Long-winded background for this long-winded post can be found here and here. The short version is: I have an app that searches using a full-text search of a document repository consisting of Office docs and PDFs.

The current version uses Microsoft Indexing Service and it is all but obsolete. Which is fine with me for the time being because of the economics of the situation. Namely, the app isn’t big enough to warrant putting the effort into updating it just for the sake of the technology.

Two things happened recently though that made me decide it was time to update. First was Simone Chiaretta’s masterfully-timed tutorial series on getting started with Lucene.NET. The second was the boss discovering the current version doesn’t actually work.

By many orders of magnitude, the boss is the biggest user of this application. And recently, he went about searching for a relatively common term: R&D. He was met with a nicely formatted 500 Server Error page and asked me if I would be so bold as to fix it.

A day and a half later and I simply had no fix. The existing app uses a SQL query to search the Indexing Service which, at the time, I thought was tres clever. But after trying a dozen methods of escaping it, there was no way I could get it to accept an ampersand. Furthermore, I also discovered the page failed when including words like ‘AND’ and ‘OR’. This problem was fixable but required some parsing of the search term and again, the cost/benefit for making this sort of thing bullet-proof just wasn’t there.

So when Simone’s tutorial started coming across my RSS feed, it just made sense to re-think the problem.

The main reason I resisted moving away from Indexing Service for so long is thus: I don’t need to manage the index myself. Once configured, the only thing I needed to do to add a document to the index was drop it into a folder.

But therein lay the problem: Because I don’t manage the index, I have no control over it. During my travels, I discovered I was getting false positives for some terms and that it was not returning all documents in some cases.

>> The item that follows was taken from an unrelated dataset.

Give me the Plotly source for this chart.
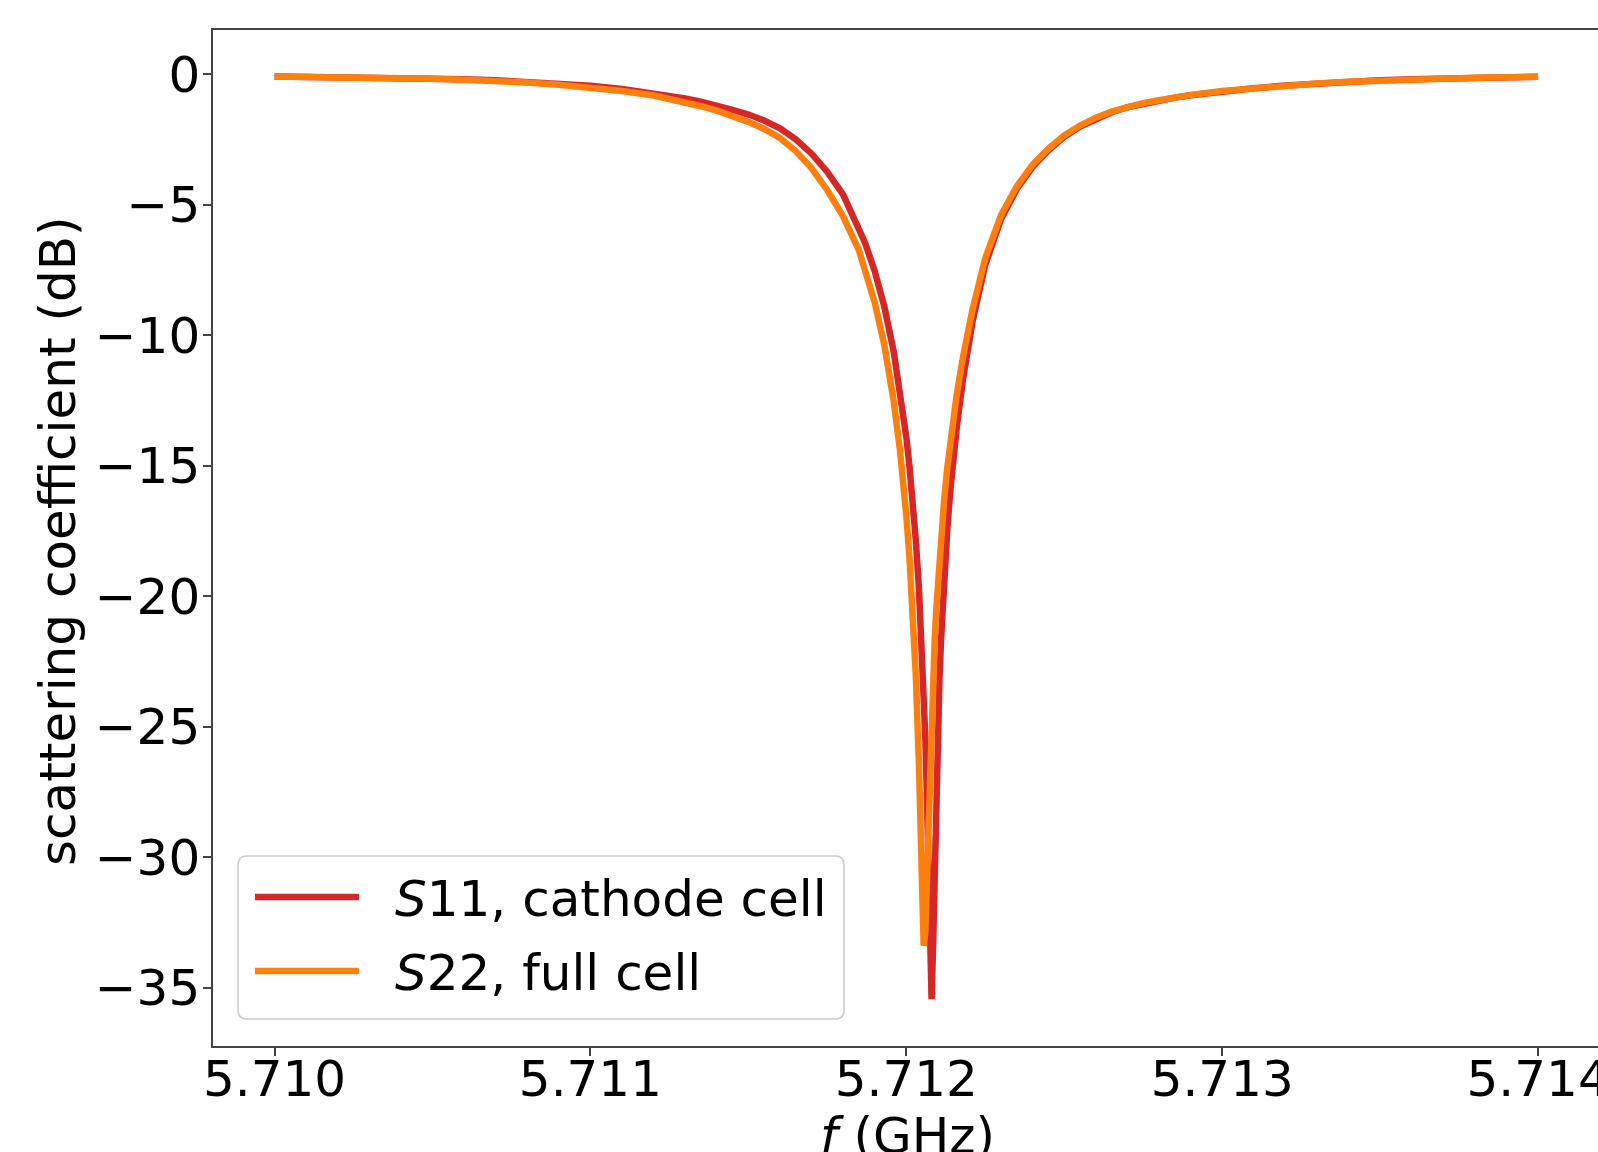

How did I discover this? I implemented Lucene and compared the results. If I discovered a discrepancy and it was because of how I indexed with Lucene, well, then I tweaked the indexing process. If the discrepancy was with Indexing Services…well, then I said, “&*%$ it! You’re getting replaced!”

Another bit of fortuitousness came in the form of one Brian Donahue. One of my fears going into this was how I would get the text out of the documents in order to index it. I had waking nightmares of Windows API calls and IFilters, dreading having to deal with this. So when, after outlining my pain on Twitter, Brian responded with, and I’m paraphrasing, “Here, take this code. It will do that for you and it WORKS RIGHT OUT OF THE BOX!”. I don’t mind admitting I developed an unhealthy infatuation with him for a short time after that.

In fact, it was through the process of managing the index myself with Lucene that I discovered one reason some documents weren’t getting indexed. They were RTF documents but they had a .doc extension so it was using the wrong IFilter to capture the text. It was through Brian’s code for extracting text that I figured this out. It threw errors on some documents and I couldn’t figure out why until I tried to Save As… when working with them in Word. Change the extension to its rightful .rtf and the indexing process hummed along. But with the Indexing Service, these documents simply weren’t indexed. No error, no notification. It’s possible a message was posted to the event log but that’s a little too passive even for me.

I hope to have some more technical details but I want to wait until Simone is further along so I don’t duplicate. I’ll very likely piggy-back off a couple of his posts but to summarize: Lucene.NET rocks and should be used any time you have a button labeled “Search”, “Find”, “Locate”, or “Git it!” Fear not the index-management process because like WebForms, the problem isn’t hard enough that it needs to be abstracted.